Visit Florida’s Case: An Outlet to the World
Country, regional or state tourism boards generally act as larger-scale mouthpieces for their smaller cities and destinations.
In Florida, smaller or lesser known destination marketing organizations such as Visit Jacksonville said they couldn’t compete with more popular destinations if Visit Florida disappeared.
“Because of Visit Florida, we’re not competitors with other destinations in Florida,” said Jimenez for Visit Jacksonville. “I know all the PR reps at Visit Florida and we work together to tell people to visit Miami but then go here. We work together as destination marketing organizations to make sure it’s a regional experience as opposed to just one destination.”
Regional, national or international trade shows are often too expensive for smaller tourism boards, independent hotels or tour operators to attend without support from a larger marketing arm. Both Pesquera and Jimenez said their organizations can attend reputable trade shows because of Visit Florida.
A national tourism marketing organization such as Brand USA is also a plus for smaller destinations, though Jimenez said Visit Jacksonville works with Brand USA more for advertising than marketing. “We go to shows with Brand USA that are bigger and more international because our budget has limitations,” said Jimenez. “Of course, we work closely with Visit Florida because it’s easier to access within our own state. But if you have somebody who can amplify your message, why not use it?”
Tourism Boards’ Future in the Trump Era
Tourism boards have always faced funding battles and have had to justify their existence even if their numbers add up and they help generate the amount of tourist taxes they commit to.
But the ascendance of President Trump, the Tea Party and other nationalist movements across the U.S. and Europe has certainly emboldened some communities to rethink how they’re spending public money and whether they should reallocate tourism marketing funds elsewhere.
When asked what he thinks his marketing budget will look like this year in light of Trump and national politics, Percy said Niagara USA is “really in a wait and see mode.”
Other states such as California have plenty of tourism marketing funds to work with and aren’t overly concerned about the coffers running dry.
But if Visit Florida’s funding is eliminated, for example, that sends a powerful message to other cities and states from the U.S.’ most popular tourist destination about how to consider tourism marketing funds and the role of tourism boards.
“If Visit Florida is cut, we could go from our record of 7.3 million visitors this year in the Palm Beaches to possibly 4.2 million, spending could decrease a couple billion dollars in Palm Beach County and roughly 30,000 jobs could be lost,” said Pesquera.
Roger Dow, CEO of the U.S. Travel Association, said during public testimony for the bill to defund Visit Florida last month that, “This is not a zero-sum game. Pennsylvania cut their tourism marketing budget by $20 million and lost $600 million in tax revenue. Colorado lost more than $135 million in revenue when they cut their tourism marketing. If you pass this bill you will become an income tax state or [have to] cut other services.”

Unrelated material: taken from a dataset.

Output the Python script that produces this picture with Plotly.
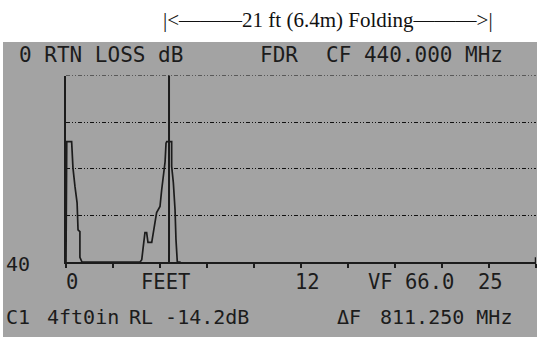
import plotly.graph_objects as go

W, H = 537, 337

# ---- data (feet vs return loss dB) ----
trace_ft = [0.0, 0.04, 0.3, 0.37, 0.48, 0.59, 0.64, 0.74, 0.74, 0.85,
            3.94, 4.03, 4.11, 4.20, 4.29, 4.36, 4.56, 4.63, 4.73, 4.82, 5.0, 5.09,
            5.18, 5.27, 5.32, 5.36, 5.62, 5.62, 5.71, 5.80, 5.85, 5.89, 5.92, 6.1]
trace_db = [40, 14.2, 14.2, 19.8, 23.9, 27.3, 33.1, 33.5, 39.0, 40,
            40, 39.5, 36.7, 33.7, 33.7, 35.8, 35.8, 33.7, 31.6, 29.4, 28.1, 24.5,
            21.7, 18.5, 14.5, 14.2, 14.2, 19.5, 23.0, 28.8, 35.2, 39.5, 40, 40]
cursor_ft = 5.48
c1_mark_ft = 4.15
x_ticks = [0, 2.5, 5, 7.5, 10, 12.5, 15, 17.5, 20, 22.5, 25]
y_grid = [0, 10, 20, 30]

header_left = "0 RTN LOSS dB"
header_mid = "FDR"
header_right = "CF 440.000 MHz"
y_bottom_label = "40"
x_labels = ["0", "FEET", "12", "VF 66.0", "25"]
status_items = ["C1", "4ft0in", "RL -14.2dB", "ΔF", "811.250 MHz"]
title_text = "|<———21 ft (6.4m) Folding———>|"

# ---- helpers ----
def px(x):
    return x / W

def py(y):
    return 1 - y / H

INK = "#1c1c1c"
GRAY = "#a3a3a3"
LCD = "DejaVu Sans Mono"
GRID_DASH = "4px,2px,1px,2px,1px,2px"

fig = go.Figure()
fig.add_trace(go.Scatter(x=trace_ft, y=trace_db, mode="lines",
                         line=dict(color=INK, width=1.7), hoverinfo="skip",
                         showlegend=False))

shapes = [
    dict(type="rect", xref="paper", yref="paper", x0=px(3), x1=1, y0=0, y1=py(42),
         fillcolor=GRAY, line=dict(width=0), layer="below"),
    dict(type="line", xref="x", yref="y", x0=x_ticks[0], x1=x_ticks[-1],
         y0=y_grid[0], y1=y_grid[0],
         line=dict(color="#111111", width=1, dash=GRID_DASH)),
    dict(type="line", xref="x", yref="y", x0=cursor_ft, x1=cursor_ft, y0=-0.6, y1=40,
         line=dict(color=INK, width=2)),
    dict(type="line", xref="x", yref="y", x0=c1_mark_ft, x1=c1_mark_ft, y0=-1.2, y1=0,
         line=dict(color=INK, width=1.5)),
    dict(type="line", xref="x", yref="y", x0=25, x1=25, y0=39.0, y1=41.0,
         line=dict(color=INK, width=2.5)),
]

ann = []
def txt(s, x, y, size=20, font=LCD, anchor="left", color=INK):
    ann.append(dict(text=s, x=px(x), y=py(y), xref="paper", yref="paper",
                    xanchor=anchor, yanchor="middle", showarrow=False,
                    font=dict(family=font, size=size, color=color)))

txt(title_text, 328, 20, size=21, font="Liberation Serif", anchor="center", color="#111")
txt(header_left, 17, 55, size=21)
txt(header_mid, 258, 55, size=21)
txt(header_right, 324, 55, size=21)
txt(y_bottom_label, 4, 264)
for s, x in zip(x_labels, [64, 139, 293, 366, 476]):
    txt(s, x, 282, size=20.5)
for s, x in zip(status_items, [4, 45, 127, 335, 378]):
    txt(s, x, 317)

fig.update_layout(
    width=W, height=H,
    margin=dict(l=0, r=0, t=0, b=0),
    paper_bgcolor="white",
    plot_bgcolor="rgba(0,0,0,0)",
    shapes=shapes, annotations=ann,
    xaxis=dict(domain=[px(66), px(536)], range=[0, 25], tickvals=x_ticks,
               showticklabels=False, ticks="outside", ticklen=4, tickcolor=INK,
               tickwidth=1.5, showline=True, linecolor=INK, linewidth=1.5,
               showgrid=False, zeroline=False, fixedrange=True),
    yaxis=dict(domain=[py(262), py(75.5)], range=[40, 0], tickvals=y_grid,
               showticklabels=False, ticks="", showline=True, linecolor=INK,
               linewidth=1.5, showgrid=True, gridcolor="#111111",
               griddash=GRID_DASH, gridwidth=1,
               zeroline=False, fixedrange=True),
)

fig.write_html("out.html", config={"displayModeBar": False},
               post_script="document.body.style.margin='0';document.body.style.overflow='hidden';")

Posting record visitation and/or visitor spending is one of the highest accomplishments a tourism board can achieve each year. At the same time, when millions of more people visit Florida each year, for example, many politicians wonder why tourism marketing is necessary if the state is already popular.
Tourism boards have taken on more functions in recent decades but promoting economic development has been a consistent theme for the sector since its beginnings.
Convincing lawmakers that locals benefit from tourism marketing has become increasingly important for ensuring tourism boards’ survival.